Paul Moore p.f.moore at gmail.com
Wed Nov 11 14:34:42 EST 2015

On 11 November 2015 at 18:38, Nathaniel Smith <njs at pobox.com> wrote:
> Have you tried current dev versions of pip recently?

No, but I did see your work on this, and I appreciate and approve of it.

> The default now is to
> suppress the actual output but for progress reporting to show a spinner that
> rotates each time a line of text would have been printed. It's low tech but
> IMHO very effective. (And obviously you can also flip a switch to either see
> all or nothing of the output as well, or if that isn't there now if books
> really be added.) So I kinda feel like these are solved problems.

And this relies on build tools outputting to stdout, not stderr, and
not buffering their output.

That's an interface spec. Not everything has to be massively
complicated, and I wasn't implying it needed to be. Just that we need
conventions. One constant annoyance for pip is that distutils doesn't
properly separate stdout and stderr, so we can't suppress unnecessary
status reports without losing important error messages. Users report
this as a bug in pip, not in distutils, and I don't imagine that would
change if a project was using <name your build tool here>.

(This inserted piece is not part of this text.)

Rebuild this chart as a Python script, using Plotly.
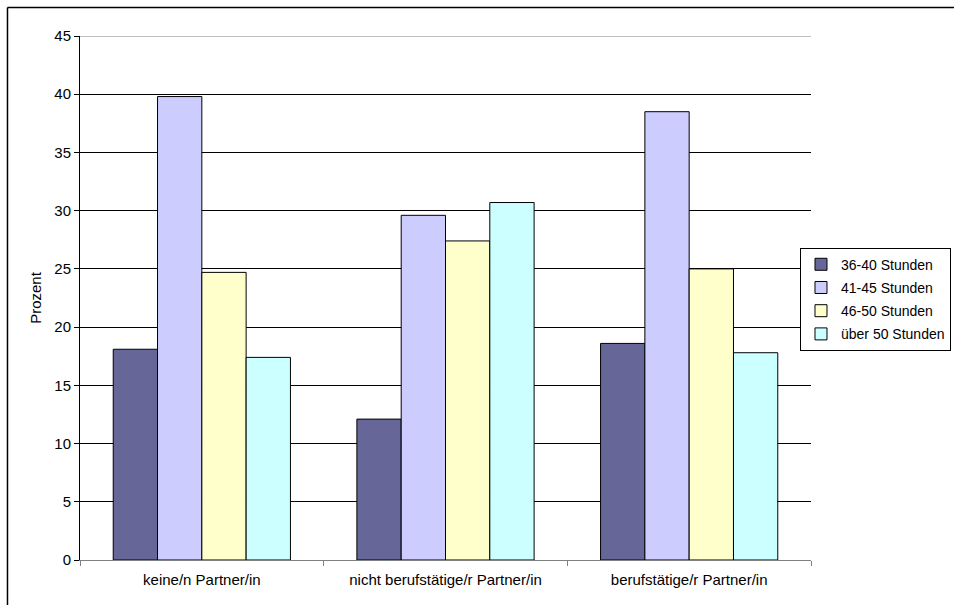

>> Taking all of those requirements into account, pip *has* to have some
>> level of control over the output of a build tool - with setuptools at
>> the moment, we have no such control (other than "we may or may not
>> show the output to the user") and that means we struggle to
>> realistically satisfy all of the conflicting requirements we have.
>> So we do need much better defined contracts over stdin, stdout and
>> stderr, and return codes. This is true whether or not the build system
>> is invoked via a Python API or a CLI.
> Even if you really do want to define a generic structured system for build
> progress reporting (it feels pretty second-systemy to me), then in the
> python api approach there are better options than trying to define a
> specific protocol on stdout.

No, no, no. I never said that. All I was saying was that we need a
level of agreement on what pip can expect to do with stdout and
stderr, *given that there are known requirements pip's users expect to
be satisfied*.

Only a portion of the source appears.